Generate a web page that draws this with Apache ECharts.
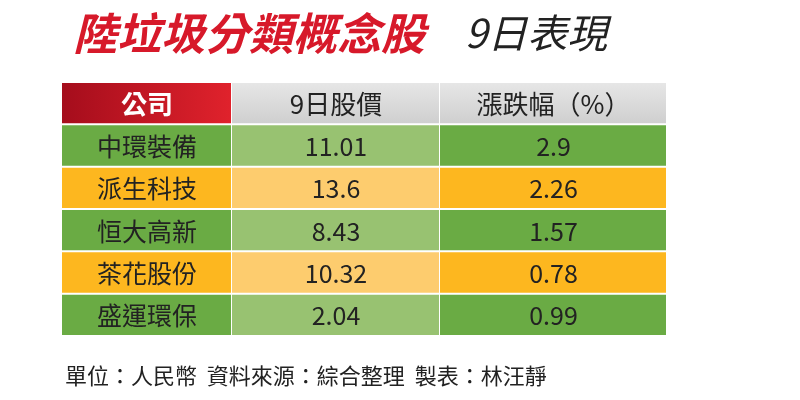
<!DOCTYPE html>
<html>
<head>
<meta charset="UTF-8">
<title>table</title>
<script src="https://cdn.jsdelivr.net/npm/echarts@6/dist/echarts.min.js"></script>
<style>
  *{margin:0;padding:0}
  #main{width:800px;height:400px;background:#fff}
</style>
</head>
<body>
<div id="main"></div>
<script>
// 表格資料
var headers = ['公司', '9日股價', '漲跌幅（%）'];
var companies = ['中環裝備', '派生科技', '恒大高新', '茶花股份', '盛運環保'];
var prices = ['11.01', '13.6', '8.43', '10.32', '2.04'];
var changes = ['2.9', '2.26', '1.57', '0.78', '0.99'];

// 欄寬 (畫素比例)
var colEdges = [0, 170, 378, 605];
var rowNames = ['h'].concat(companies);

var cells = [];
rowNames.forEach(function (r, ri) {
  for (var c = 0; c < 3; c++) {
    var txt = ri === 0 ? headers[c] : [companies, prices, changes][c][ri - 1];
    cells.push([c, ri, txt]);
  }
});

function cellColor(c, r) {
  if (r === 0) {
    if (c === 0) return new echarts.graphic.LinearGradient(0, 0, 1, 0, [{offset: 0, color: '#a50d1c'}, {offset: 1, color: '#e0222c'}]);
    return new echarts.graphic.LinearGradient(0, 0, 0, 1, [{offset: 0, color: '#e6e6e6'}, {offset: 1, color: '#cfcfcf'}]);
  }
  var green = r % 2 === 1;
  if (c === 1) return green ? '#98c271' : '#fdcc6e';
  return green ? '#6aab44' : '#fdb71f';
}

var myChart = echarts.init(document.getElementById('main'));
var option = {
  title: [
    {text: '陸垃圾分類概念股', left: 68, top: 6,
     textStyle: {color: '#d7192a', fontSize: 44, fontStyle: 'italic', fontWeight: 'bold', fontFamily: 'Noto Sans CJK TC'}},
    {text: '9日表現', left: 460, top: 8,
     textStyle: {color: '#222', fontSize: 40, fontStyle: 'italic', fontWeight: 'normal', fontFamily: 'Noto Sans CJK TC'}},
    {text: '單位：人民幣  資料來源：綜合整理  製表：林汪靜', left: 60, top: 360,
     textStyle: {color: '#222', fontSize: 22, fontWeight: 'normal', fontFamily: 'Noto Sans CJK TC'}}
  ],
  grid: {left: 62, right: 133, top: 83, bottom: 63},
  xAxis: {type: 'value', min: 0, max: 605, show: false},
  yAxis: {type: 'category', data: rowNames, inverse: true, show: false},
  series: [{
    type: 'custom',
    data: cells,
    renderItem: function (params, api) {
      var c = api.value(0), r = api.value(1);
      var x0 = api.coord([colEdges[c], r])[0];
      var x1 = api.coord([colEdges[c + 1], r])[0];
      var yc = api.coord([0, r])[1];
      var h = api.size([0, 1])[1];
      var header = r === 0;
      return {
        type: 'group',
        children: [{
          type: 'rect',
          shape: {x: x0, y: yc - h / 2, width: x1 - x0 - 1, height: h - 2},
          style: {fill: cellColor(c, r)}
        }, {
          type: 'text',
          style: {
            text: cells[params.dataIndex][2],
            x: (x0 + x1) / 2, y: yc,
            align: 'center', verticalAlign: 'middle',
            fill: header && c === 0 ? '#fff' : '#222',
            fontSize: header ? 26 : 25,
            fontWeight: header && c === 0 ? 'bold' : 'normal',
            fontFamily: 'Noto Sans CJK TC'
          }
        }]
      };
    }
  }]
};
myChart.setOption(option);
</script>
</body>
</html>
++++++++
### AIM OF THE EXERCISE
Repeat the lines of the listing above verbatim, beginning at its first line and ending at the line containing "var rowNames = ['h'].concat(companies);", which is included. Omit pictures.

### EXERCISE RESULT
Generate a web page that draws this with Apache ECharts.
<!DOCTYPE html>
<html>
<head>
<meta charset="UTF-8">
<title>table</title>
<script src="https://cdn.jsdelivr.net/npm/echarts@6/dist/echarts.min.js"></script>
<style>
  *{margin:0;padding:0}
  #main{width:800px;height:400px;background:#fff}
</style>
</head>
<body>
<div id="main"></div>
<script>
// 表格資料
var headers = ['公司', '9日股價', '漲跌幅（%）'];
var companies = ['中環裝備', '派生科技', '恒大高新', '茶花股份', '盛運環保'];
var prices = ['11.01', '13.6', '8.43', '10.32', '2.04'];
var changes = ['2.9', '2.26', '1.57', '0.78', '0.99'];

// 欄寬 (畫素比例)
var colEdges = [0, 170, 378, 605];
var rowNames = ['h'].concat(companies);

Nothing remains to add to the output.